Build relationships before claims. The time to establish clear communication with your carrier and agent is before you need to file a claim. Annual reviews, proactive questions, and documented conversations create a relationship context that makes mid-term modifications more difficult to implement without your awareness.
The 2026 Landscape: Emerging Threats and Evolving Protections
Several trends are reshaping the insurance environment in ways that intensify the risks outlined above—while also creating new protective mechanisms.
Algorithmic Underwriting
Carriers increasingly rely on AI-driven pricing and underwriting models. These systems can identify risk factors human underwriters miss—but they can also implement coverage modifications at scale without individual review. The NAIC is developing frameworks for AI governance in insurance, but implementation remains inconsistent.
Climate-Driven Restructuring
Property insurers are fundamentally rethinking exposure in climate-vulnerable regions. Expect continued coverage restrictions, premium increases, and market exits in areas prone to wildfire, flood, and severe weather. For policyholders in affected regions, the question isn't whether coverage will change—it's when and how severely.

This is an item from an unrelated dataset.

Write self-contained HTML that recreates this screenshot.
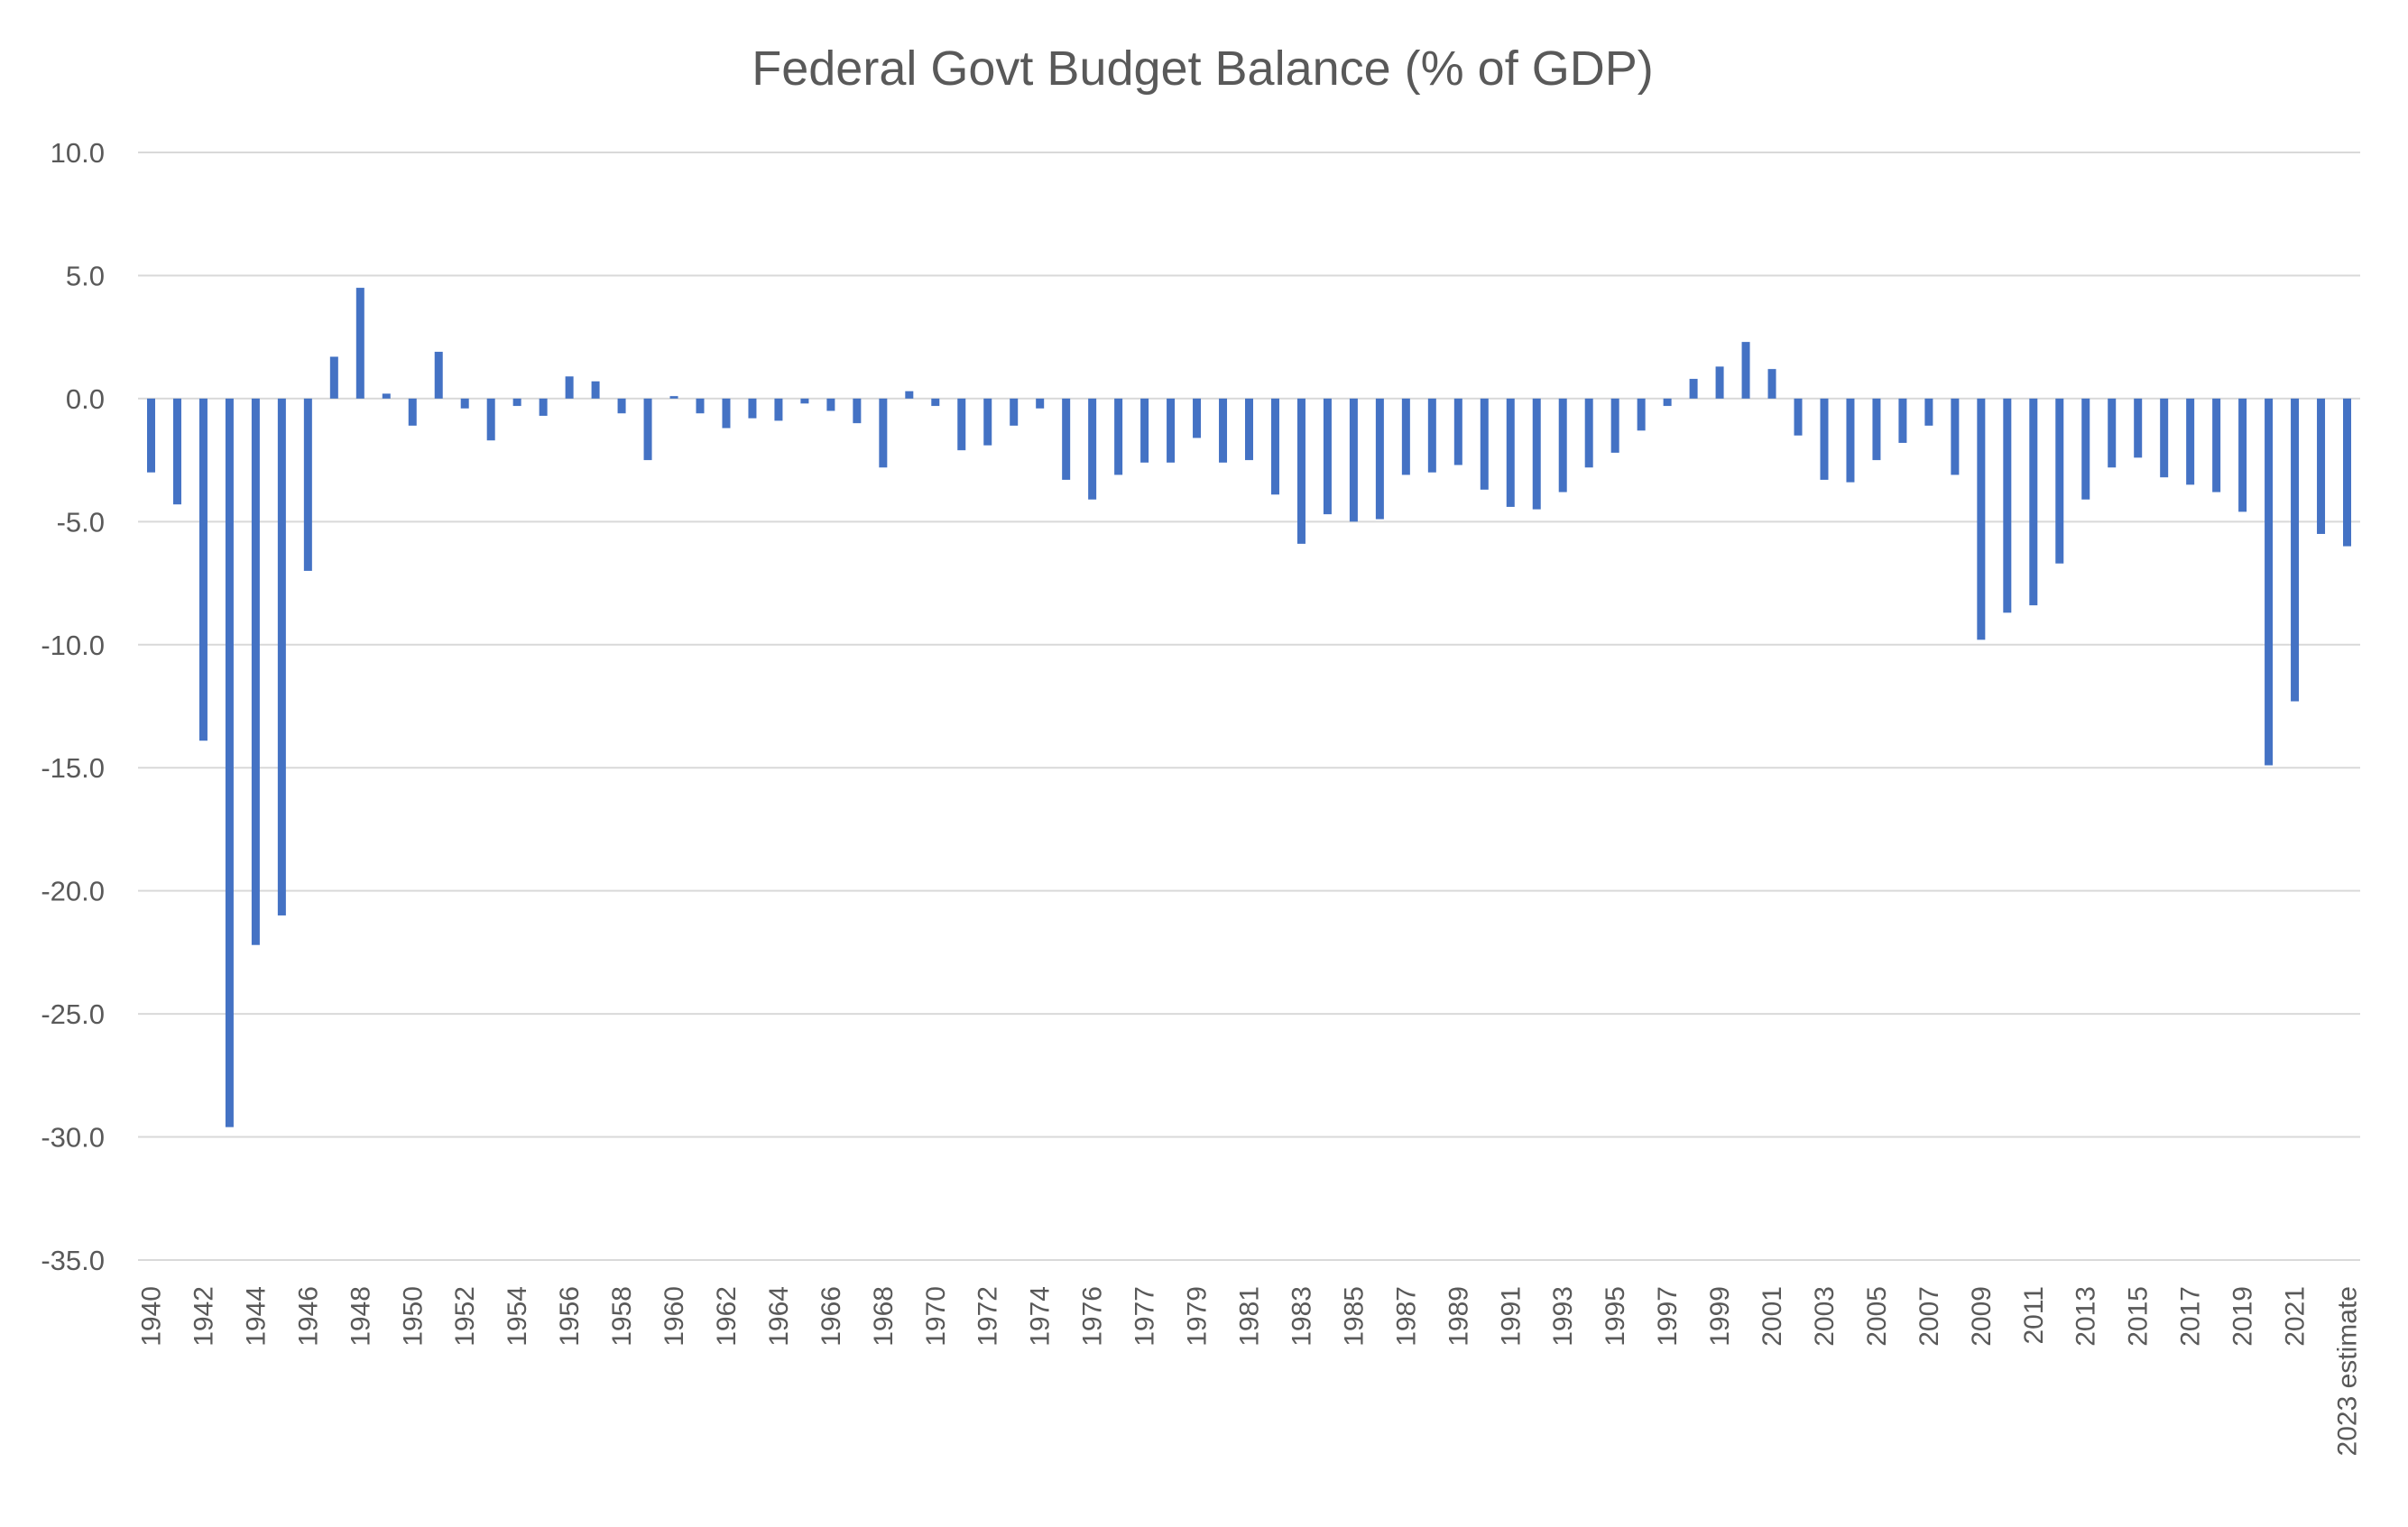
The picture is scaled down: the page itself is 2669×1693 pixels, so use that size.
<!DOCTYPE html>
<html><head><meta charset="utf-8"><style>
html,body{margin:0;padding:0;background:#fff;}
svg{display:block;}
text{font-family:"Liberation Sans",sans-serif;fill:#595959;}
</style></head><body>
<svg id="chart" width="2669" height="1693" viewBox="0 0 2669 1693" xmlns="http://www.w3.org/2000/svg">
<rect width="2669" height="1693" fill="#fff"/>
<text x="1333" y="94" text-anchor="middle" font-size="54">Federal Govt Budget Balance (% of GDP)</text>
<g id="grid"></g>
<g id="yaxis"></g>
<g id="bars"></g>
<g id="xaxis"></g>
</svg>
<script>
const categories = [];
for (let y = 1940; y <= 1976; y++) categories.push(String(y));
categories.push("TQ");
for (let y = 1977; y <= 2022; y++) categories.push(String(y));
categories.push("2023 estimate");

const values = [-3.0,-4.3,-13.9,-29.6,-22.2,-21.0,-7.0,1.7,4.5,0.2,
-1.1,1.9,-0.4,-1.7,-0.3,-0.7,0.9,0.7,-0.6,-2.5,
0.1,-0.6,-1.2,-0.8,-0.9,-0.2,-0.5,-1.0,-2.8,0.3,
-0.3,-2.1,-1.9,-1.1,-0.4,-3.3,-4.1,-3.1,-2.6,-2.6,
-1.6,-2.6,-2.5,-3.9,-5.9,-4.7,-5.0,-4.9,-3.1,-3.0,
-2.7,-3.7,-4.4,-4.5,-3.8,-2.8,-2.2,-1.3,-0.3,0.8,
1.3,2.3,1.2,-1.5,-3.3,-3.4,-2.5,-1.8,-1.1,-3.1,
-9.8,-8.7,-8.4,-6.7,-4.1,-2.8,-2.4,-3.2,-3.5,-3.8,
-4.6,-14.9,-12.3,-5.5,-6.0];

const yTicks = [10,5,0,-5,-10,-15,-20,-25,-30,-35];
const yTickLabels = ["10.0","5.0","0.0","-5.0","-10.0","-15.0","-20.0","-25.0","-30.0","-35.0"];

const NS = "http://www.w3.org/2000/svg";
const plotL = 153, plotR = 2616, plotT = 169, plotB = 1397;
const yMax = 10, yMin = -35;
function yScale(v){ return plotT + (yMax - v) / (yMax - yMin) * (plotB - plotT); }
const bandW = (plotR - plotL) / categories.length;
function xScale(i){ return plotL + bandW * (i + 0.5); }
function mk(tag, attrs){ const e = document.createElementNS(NS, tag); for (const k in attrs) e.setAttribute(k, attrs[k]); return e; }

const grid = document.getElementById('grid'), yaxis = document.getElementById('yaxis');
yTicks.forEach((t, i) => {
  const y = yScale(t);
  const ln = mk('line', {x1: plotL, x2: plotR, y1: y, y2: y, stroke: '#d9d9d9', 'stroke-width': 2});
  
  
  grid.appendChild(ln);
  const tx = mk('text', {x: 116, y: y + 11, 'text-anchor': 'end', 'font-size': 31});
  tx.textContent = yTickLabels[i];
  
  
  yaxis.appendChild(tx);
});

const bars = document.getElementById('bars');
const bw = 9;
values.forEach((v, i) => {
  const y0 = yScale(0), y1 = yScale(v);
  const r = mk('rect', {x: xScale(i) - bw/2, y: Math.min(y0, y1), width: bw, height: Math.max(Math.abs(y1 - y0), 1), fill: '#4472c4'});
  
  
  bars.appendChild(r);
});

const xaxis = document.getElementById('xaxis');
categories.forEach((c, i) => {
  if (i % 2 !== 0) return;
  const x = xScale(i) + 10, y = 1426;
  const tx = mk('text', {x: x, y: y, 'text-anchor': 'end', 'font-size': 30, transform: 'rotate(-90 ' + x + ' ' + y + ')'});
  tx.textContent = c;
  
  
  xaxis.appendChild(tx);
});
</script>
</body></html>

Enhanced Transparency Requirements
Consumer protection efforts are pushing carriers toward greater disclosure. Premium transparency rules, wildfire scoring disclosure requirements, and rate justification standards are expanding. Policyholders who understand and utilize these mechanisms gain leverage; those who ignore them remain vulnerable.
The Federal-State Tension
Health insurance regulation continues to evolve at the federal level, while property and casualty insurance remains state-administered. For individuals with coverage spanning both domains, navigating this regulatory complexity requires understanding multiple frameworks simultaneously.
Your insurance portfolio is not a passive asset. It requires active management—just like your investment portfolio, your business operations, and your tax strategy.
The carriers know this. They manage their risk exposure continuously, adjusting terms, premiums, and coverage in response to changing conditions. The question is whether you'll do the same—or whether you'll discover your coverage has shifted only when you file a claim and learn the rules have changed.
The information asymmetry that historically favored carriers is narrowing. Regulatory pressure, transparency requirements, and consumer education are creating new leverage points. But these tools only help policyholders who use them.
Review your policies. Document your communications. File complaints when warranted. And treat your insurance relationships with the same strategic attention you give to every other aspect of your financial architecture.
Because in the end, the most expensive coverage is the coverage you thought you had.